Outside the Fontainebleu lobby, traffic was at a standstill all over South Beach.
It took 45 minutes to ride five miles in a cab. It took two hours to drive from the media hotel to South Beach.
A Bama fan seeking to meet his buddies held up a phone at the bar, Google traffic data. "Every damn direction is red," he said.
And it was true, Bama fans had even painted Google maps crimson for a day.
It was impossible to go anywhere in Miami, like news had just broken that an asteriod impact was near and all were fleeing. Only in this case everyone was trying to get to the party.
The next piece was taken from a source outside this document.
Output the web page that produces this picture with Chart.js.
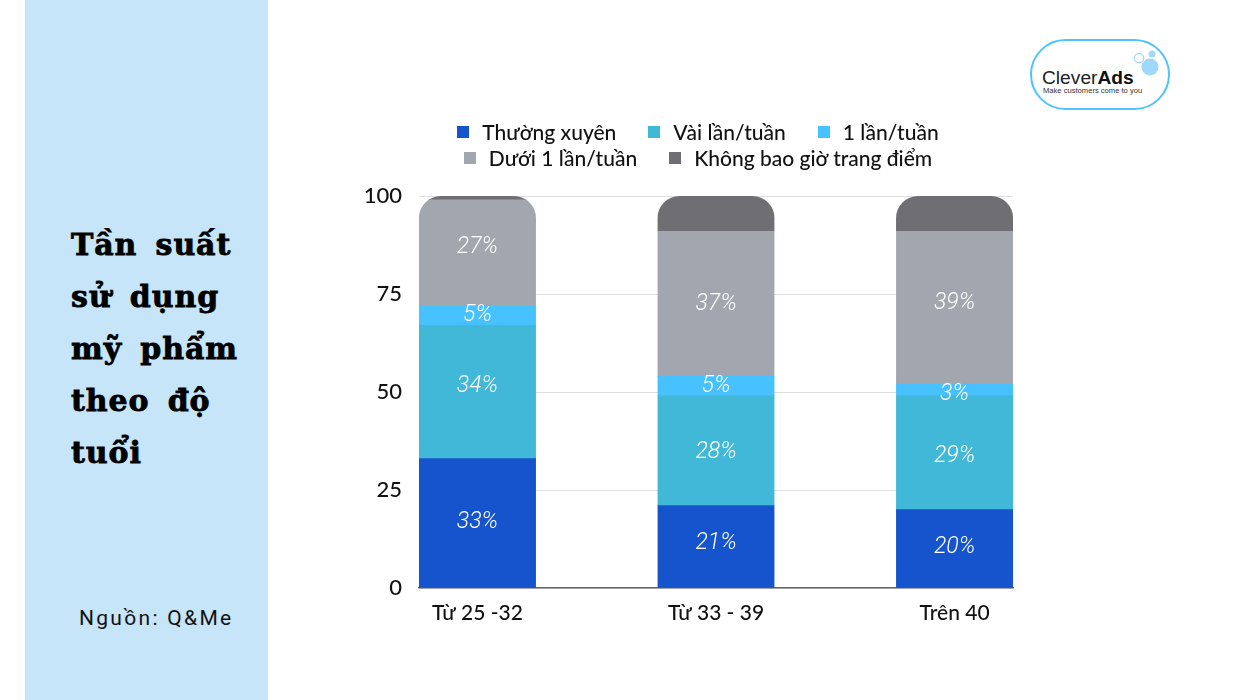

Overwhelmed valets stacked luxury cars on top of each other, Maseratis next to Bentleys, Ferraris so close to Rolls-Royces you couldn't even open the doors to either.
Surveying the wild scene in the Fontainebleu, I just kept thinking, "Nick Saban has to hate this."
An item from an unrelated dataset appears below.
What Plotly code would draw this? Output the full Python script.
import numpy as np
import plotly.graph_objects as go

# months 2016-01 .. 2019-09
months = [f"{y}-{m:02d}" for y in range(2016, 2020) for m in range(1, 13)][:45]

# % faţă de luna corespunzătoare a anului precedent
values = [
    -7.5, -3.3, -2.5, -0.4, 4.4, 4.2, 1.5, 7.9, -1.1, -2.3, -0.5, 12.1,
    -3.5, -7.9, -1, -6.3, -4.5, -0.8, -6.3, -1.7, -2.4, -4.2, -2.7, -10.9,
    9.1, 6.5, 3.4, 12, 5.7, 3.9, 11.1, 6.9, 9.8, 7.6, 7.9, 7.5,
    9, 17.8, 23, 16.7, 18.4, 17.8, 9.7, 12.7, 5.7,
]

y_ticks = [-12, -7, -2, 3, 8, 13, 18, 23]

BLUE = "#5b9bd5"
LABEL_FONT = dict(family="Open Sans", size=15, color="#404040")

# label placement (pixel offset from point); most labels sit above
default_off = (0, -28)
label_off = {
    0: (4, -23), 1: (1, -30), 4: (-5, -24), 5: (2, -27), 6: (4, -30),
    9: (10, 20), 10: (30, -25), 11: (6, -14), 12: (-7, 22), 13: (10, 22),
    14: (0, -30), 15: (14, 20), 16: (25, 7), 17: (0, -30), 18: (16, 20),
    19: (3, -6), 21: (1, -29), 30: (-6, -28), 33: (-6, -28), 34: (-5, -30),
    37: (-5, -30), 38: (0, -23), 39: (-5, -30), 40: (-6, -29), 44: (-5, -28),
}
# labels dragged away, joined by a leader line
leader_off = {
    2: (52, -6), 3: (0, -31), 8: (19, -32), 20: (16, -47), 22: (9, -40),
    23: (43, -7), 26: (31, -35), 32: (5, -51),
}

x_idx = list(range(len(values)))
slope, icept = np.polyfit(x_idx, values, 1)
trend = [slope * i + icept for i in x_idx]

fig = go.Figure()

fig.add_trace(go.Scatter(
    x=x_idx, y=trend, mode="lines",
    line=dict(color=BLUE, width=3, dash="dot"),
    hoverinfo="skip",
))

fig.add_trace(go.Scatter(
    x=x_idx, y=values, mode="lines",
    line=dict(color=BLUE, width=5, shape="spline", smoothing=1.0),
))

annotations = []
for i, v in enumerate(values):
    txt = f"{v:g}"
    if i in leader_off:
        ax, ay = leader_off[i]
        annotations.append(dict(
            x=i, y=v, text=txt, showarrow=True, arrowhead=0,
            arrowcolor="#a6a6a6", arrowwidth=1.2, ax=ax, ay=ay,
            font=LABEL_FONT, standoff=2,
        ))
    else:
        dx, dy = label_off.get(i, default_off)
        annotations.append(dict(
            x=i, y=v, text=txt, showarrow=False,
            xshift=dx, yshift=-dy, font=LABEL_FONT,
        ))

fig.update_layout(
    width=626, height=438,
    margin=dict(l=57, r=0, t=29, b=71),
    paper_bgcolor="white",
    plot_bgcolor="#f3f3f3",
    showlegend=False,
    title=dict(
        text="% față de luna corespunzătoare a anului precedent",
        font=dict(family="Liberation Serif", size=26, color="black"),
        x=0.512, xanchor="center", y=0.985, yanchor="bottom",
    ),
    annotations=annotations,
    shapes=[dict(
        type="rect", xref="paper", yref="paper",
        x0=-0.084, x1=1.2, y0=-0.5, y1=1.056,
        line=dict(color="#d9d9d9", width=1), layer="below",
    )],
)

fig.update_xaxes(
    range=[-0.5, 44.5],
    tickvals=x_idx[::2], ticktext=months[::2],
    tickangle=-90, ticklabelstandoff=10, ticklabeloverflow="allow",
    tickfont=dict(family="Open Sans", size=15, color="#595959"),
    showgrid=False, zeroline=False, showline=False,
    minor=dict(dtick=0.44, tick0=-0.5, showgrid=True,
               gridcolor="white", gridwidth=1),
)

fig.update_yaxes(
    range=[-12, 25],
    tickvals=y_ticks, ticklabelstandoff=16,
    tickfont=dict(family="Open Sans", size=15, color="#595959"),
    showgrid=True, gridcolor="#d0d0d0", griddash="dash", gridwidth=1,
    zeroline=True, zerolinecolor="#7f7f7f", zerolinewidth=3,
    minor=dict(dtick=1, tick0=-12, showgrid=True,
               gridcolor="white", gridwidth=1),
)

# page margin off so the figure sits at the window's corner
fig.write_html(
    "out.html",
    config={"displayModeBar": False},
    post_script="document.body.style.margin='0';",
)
All of it, the excess, the glitz, the glamor, somewhere he was in a suite watching Notre Dame's third down and six or more pass plays on constant repeat, pushing his headphones tighter against his head, squinting to help allay the sound of pulsing music, the rockstar lifestyle attempting to overwhelm the process.
If Alabama loses this game there will be one analogy that comes to mind, of the heavyweight champion, the better fighter, who finally believes all the hype and succumbs to the excess, loses to the upstart. Saban is a hype deflator, the man who slaps his first round draft picks in the head and tells them they'll be lucky to keep their scholarships next year, the eternal glass is half empty coach.
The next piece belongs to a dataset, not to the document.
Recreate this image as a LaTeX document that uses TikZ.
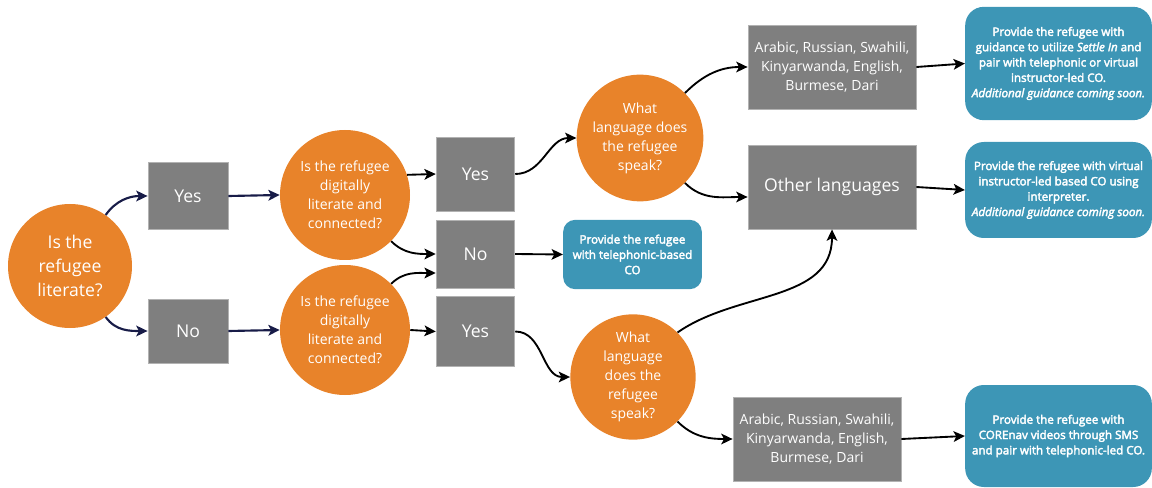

But on Saturday night in Miami all glasses were full.
And expensive.
A round of four drinks at the Fontaineblue sets me back $77.
$77!
Here and there a Notre Dame fan circles the bar, overwhelmed by the Crimson crush. By midnight one Notre Dame fan's shirt is completely unbuttoned.
He's shaved ND into his chest hair.
At one corner of the bar stands Jimmy Clausen, former Notre Dame quarterback and current Carolina Panther back-up, and his entourage. At the other corner of the bar is Greg McElroy, the 2009 Bama national champion who was last seen being sacked 11 times in his first career start for the New York Jets, with his girlfriend.
Party music pulsed, neon lights flashed, men and women downed drinks two at a time.
All of it, the scene, the party, the lifestyle was the anti-Saban.
Here was Saban, who fled Miami and the NFL after two years, for the relative peace and calm of a college campus. For a place where there were no distractions, where he could hermetically seal himself into a football office, perfect his craft and nothing else mattered. Now with two national titles added to his resume, he was back into the party-music blaring capital of the country, the place he'd fled to become one of the last coaching legends. Just six years ago he'd said he'd never leave Miami, now he has a statue in Alabama.
There are no statues in the Fontainebleu lobby, although there are several bodies deserving of them.
Amazingly, as midnight neared the lobby became even more crowded, the music louder, the throbbing incandescent beat of tropical neon colors reflecting off the marble floor. The line for Liv nightclub stretched in every direction. Men clamor for entrance, women in short, tight brightly colored dresses, heels so tall they're all like teetering ballerinas, angle for position inside Miami's three-story dance temple to excess.
There are boobs everywhere in the Fontainebleu, side boobs, top boobs, under carriage boobs, every great city has something it's perfected. Rome had architecture, Paris has fashion, London and New York have finance, Los Angeles has stories, Miami has boobs. Specifically, how many different ways can you show cleavage without a nipple being exposed. It's amazing, really, the Manhattan Project of cleavage. Later at the Clevelander on the ocean, models will take the stage and be body-painted in Notre Dame or Alabama bikinis but now, it's pure chaos inside Liv, dancers and stairs and blinding lights and heat and heels and alcohol and throngs on the dance floor moving in time to the music so rapidly, they seem lost to the beat of the music itself.
Somewhere upstairs Nick Saban was not lost to the beat of the music itself.
He was grinding away.
By three in the morning the party was still going in Alabama's hotel.
The players were long since in bed. Their coaches were too.
But still the question lingered, had the party overwhelmed the process?
We'll find out in about twelve hours.